Ermeni kıyımı gibi bir konuya bakalım. Andığım Soğuk Savaş koşullarında Amerika ve Batı bloku, ‘Hür dünya’nın savunulmasında bunca riskli görevler üstlenmiş müttefikler, Türkiye’nin bu konu yüzünden ciddi bir sıkıntıya girmesini istemezlerdi.
Özellikle ABD ve Fransa, hatırı sayılır Ermeni topluluklarının yaşadığı ülkeler olarak bu konuda biraz daha sıkıntıdaydılar, ama sonuçta iki tarafı da küstürmeden idareimaslahat etmeyi başarıyorlardı.
Fransa’da bu olay için bir heykel veya anıt dikilmesi ve elçimiz Hasan Esat Işık’ın protesto halinde ülkeyi terk etmesi… Burada bunun ne kadar alkışlandığını hatırlıyorum. Çünkü bu tür ‘milliyetçi sert jestler’ burada pek sevilir.

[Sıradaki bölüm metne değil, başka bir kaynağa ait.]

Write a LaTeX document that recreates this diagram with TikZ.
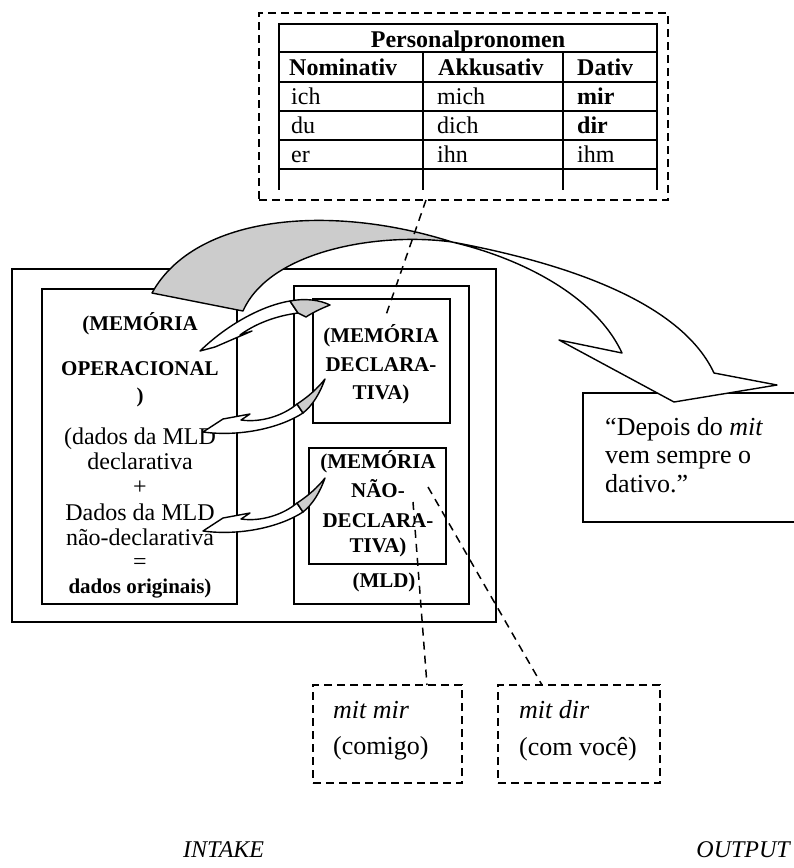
\documentclass[tikz,border=0pt]{standalone}
\usepackage{fontspec}
\setmainfont{Liberation Serif}
\definecolor{ribbon}{RGB}{204,204,204}
\begin{document}
\begin{tikzpicture}[x=1pt,y=-1pt,
  boxline/.style={draw, line width=2pt, inner sep=0pt, outer sep=0pt, anchor=north west},
  dashbox/.style={boxline, line width=1.6pt, dash pattern=on 8pt off 5pt},
  tabline/.style={line width=1.8pt, line cap=rect},
  linkline/.style={line width=1.5pt, dash pattern=on 8pt off 6pt},
  shell/.style={draw, line width=1.4pt, line join=round},
  cellt/.style={anchor=base west, inner sep=0pt, font=\fontsize{24}{28}\selectfont},
  cellb/.style={anchor=base west, inner sep=0pt, font=\fontsize{24}{28}\selectfont\bfseries},
  memo/.style={anchor=base, inner sep=0pt, font=\fontsize{21}{24}\selectfont\bfseries},
  plainline/.style={anchor=base, inner sep=0pt, font=\fontsize{24}{26}\selectfont},
  bigline/.style={anchor=base west, inner sep=0pt, font=\fontsize{26}{29}\selectfont},
  stage/.style={anchor=base west, inner sep=0pt, font=\fontsize{24}{28}\selectfont\itshape}
]
\useasboundingbox (0,0) rectangle (794,868);

% ---------- pronoun table in its dashed frame ----------
\node[dashbox, minimum width=409pt, minimum height=187pt] (tablebox) at (259,13) {};
\draw[tabline] (279,24) -- (657,24) (279,52) -- (657,52) (279,82) -- (657,82)
  (279,111) -- (657,111) (279,140) -- (657,140) (279,169) -- (657,169);
\draw[tabline] (279,24) -- (279,189) (657,24) -- (657,189)
  (423,52) -- (423,189) (563,52) -- (563,189);
\node[cellb, anchor=base] (title) at (468,47) {Personalpronomen};
\node[cellb] (nom) at (289,75) {Nominativ};
\node[cellb] (akk) at (438,75) {Akkusativ};
\node[cellb] (dat) at (577,75) {Dativ};
\node[cellt] (r1a) at (291,104) {ich};
\node[cellt] (r1b) at (437,104) {mich};
\node[cellb] (r1c) at (577,104) {mir};
\node[cellt] (r2a) at (291,133) {du};
\node[cellt] (r2b) at (437,133) {dich};
\node[cellb] (r2c) at (577,133) {dir};
\node[cellt] (r3a) at (291,162) {er};
\node[cellt] (r3b) at (437,162) {ihn};
\node[cellt] (r3c) at (577,162) {ihm};

% ---------- memory boxes ----------
\node[boxline, minimum width=484pt, minimum height=353pt] (outer) at (12,269) {};
\node[boxline, minimum width=195pt, minimum height=315pt] (opbox) at (42,289) {};
\node[boxline, minimum width=175pt, minimum height=318pt] (mld) at (294,286) {};
\node[boxline, minimum width=137pt, minimum height=124pt] (decl) at (313,299) {};
\node[boxline, minimum width=137pt, minimum height=116pt] (nondecl) at (309,448) {};

\node[memo] (op1) at (140,330) {(MEMÓRIA};
\node[memo] (op2) at (140,375) {OPERACIONAL};
\node[memo] (op3) at (140,402) {)};
\node[plainline] (op4) at (140,444) {(dados da MLD};
\node[plainline] (op5) at (140,469) {declarativa};
\node[plainline] (op6) at (140,494) {+};
\node[plainline] (op7) at (140,520) {Dados da MLD};
\node[plainline] (op8) at (140,545) {não-declarativa};
\node[plainline] (op9) at (140,569) {=};
\node[memo] (op10) at (140,593) {dados originais)};

\node[memo] (de1) at (381,342) {(MEMÓRIA};
\node[memo] (de2) at (381,371) {DECLARA-};
\node[memo] (de3) at (381,399) {TIVA)};
\node[memo] (nd1) at (378,468) {(MEMÓRIA};
\node[memo] (nd2) at (378,497) {NÃO-};
\node[memo] (nd3) at (378,527) {DECLARA-};
\node[memo] (nd4) at (378,552) {TIVA)};
\node[memo] (mldlabel) at (384,587) {(MLD)};

% ---------- output statement ----------
\node[boxline, minimum width=217pt, minimum height=129pt] (quote) at (583,393) {};
\node[bigline] (q1) at (605,435) {“Depois do \textit{mit}};
\node[bigline] (q2) at (605,463) {vem sempre o};
\node[bigline] (q3) at (605,492) {dativo.”};

% ---------- large twisted arrow from working memory to output ----------
\filldraw[shell, fill=ribbon] (152,293) .. controls (195,215) and (330,203) .. (452,242)
  .. controls (380,232) and (270,250) .. (243,311) -- cycle;
\filldraw[shell, fill=white] (452,242) .. controls (560,262) and (680,300) .. (714,373)
  -- (777,385) -- (674,402) -- (559,340) -- (622,353)
  .. controls (595,295) and (520,258) .. (452,242) -- cycle;

% ---------- small curled arrows from long-term memory to working memory ----------
\filldraw[shell, fill=white] (200,351) -- (215,347) -- (252,331) -- (240,335)
  .. controls (255,324) and (275,316) .. (298,313) -- (290,301)
  .. controls (265,305) and (230,322) .. (200,351) -- cycle;
\filldraw[shell, fill=ribbon] (290,301) .. controls (305,298) and (320,300) .. (330,305)
  .. controls (320,309) and (312,313) .. (306,317) -- (298,313) -- cycle;

\foreach \dy in {0,99} {
  \begin{scope}[shift={(0,\dy)}]
    \filldraw[shell, fill=white] (203,432) -- (223,419) -- (250,414) -- (241,420)
      .. controls (262,423) and (284,415) .. (297,404) -- (303,413)
      .. controls (280,428) and (240,437) .. (203,432) -- cycle;
    \filldraw[shell, fill=ribbon] (297,404) .. controls (308,397) and (318,388) .. (325,379)
      .. controls (320,393) and (313,405) .. (303,413) -- cycle;
  \end{scope}
}

% ---------- examples ----------
\node[dashbox, minimum width=149pt, minimum height=98pt] (mitmir) at (313,685) {};
\node[dashbox, minimum width=162pt, minimum height=98pt] (mitdir) at (498,685) {};
\node[bigline] (ex1) at (333,718) {\textit{mit mir}};
\node[bigline] (ex2) at (333,754) {(comigo)};
\node[bigline] (ex3) at (519,718) {\textit{mit dir}};
\node[bigline] (ex4) at (519,755) {(com você)};

% ---------- dashed references ----------
\coordinate (tabfoot) at (426,200);
\coordinate (declin) at (386,315);
\coordinate (ndleft) at (413,502);
\coordinate (ndright) at (428,487);
\coordinate (mirtop) at (427,685);
\coordinate (dirtop) at (542,685);
\draw[linkline] (tabfoot) -- (declin);
\draw[linkline] (ndleft) -- (mirtop);
\draw[linkline] (ndright) -- (dirtop);

% ---------- stage labels ----------
\node[stage] (intake) at (183,857) {INTAKE};
\node[stage, anchor=base east] (output) at (790,857) {OUTPUT};
\end{tikzpicture}
\end{document}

O sert jestler sayesinde ve sonucunda Türkiye gün geçtikçe daha esnemez, su sızdırmaz bir tutum oluşturdu. Çünkü pazarlık konusu yapacağına güvendiği mahut ‘jeopolitik konum’ kozu vardı. Fazla bir dirençle de karşılaşmadı bu yüzden. Oysa daha o günlerde, ülke terk etmek falan yerine, daha yumuşak, daha ılımlı politikalar tercih edilebilir, görüşme
kanalları açılabilir, yani başka şeyler yapılabilirdi.
Bulunduğumuz bölgede çıkan, çoğu bizi doğrudan doğruya ilgilendiren birçok konuda da aynı durum söz konusuydu.
Türkiye’nin ‘bölgesel güç’ olduğunu büyük bir zevk ve kıvançla tekrarlayıp duranlar var. Yazdıklarından, söylediklerinden anlayabildiğim kadarıyla, bu ‘bölgesel güç’ olma keyfiyetini, ‘fiziksel’ anlamda tanımlanmış bir ‘güç’ kavramına oturtuyorlar.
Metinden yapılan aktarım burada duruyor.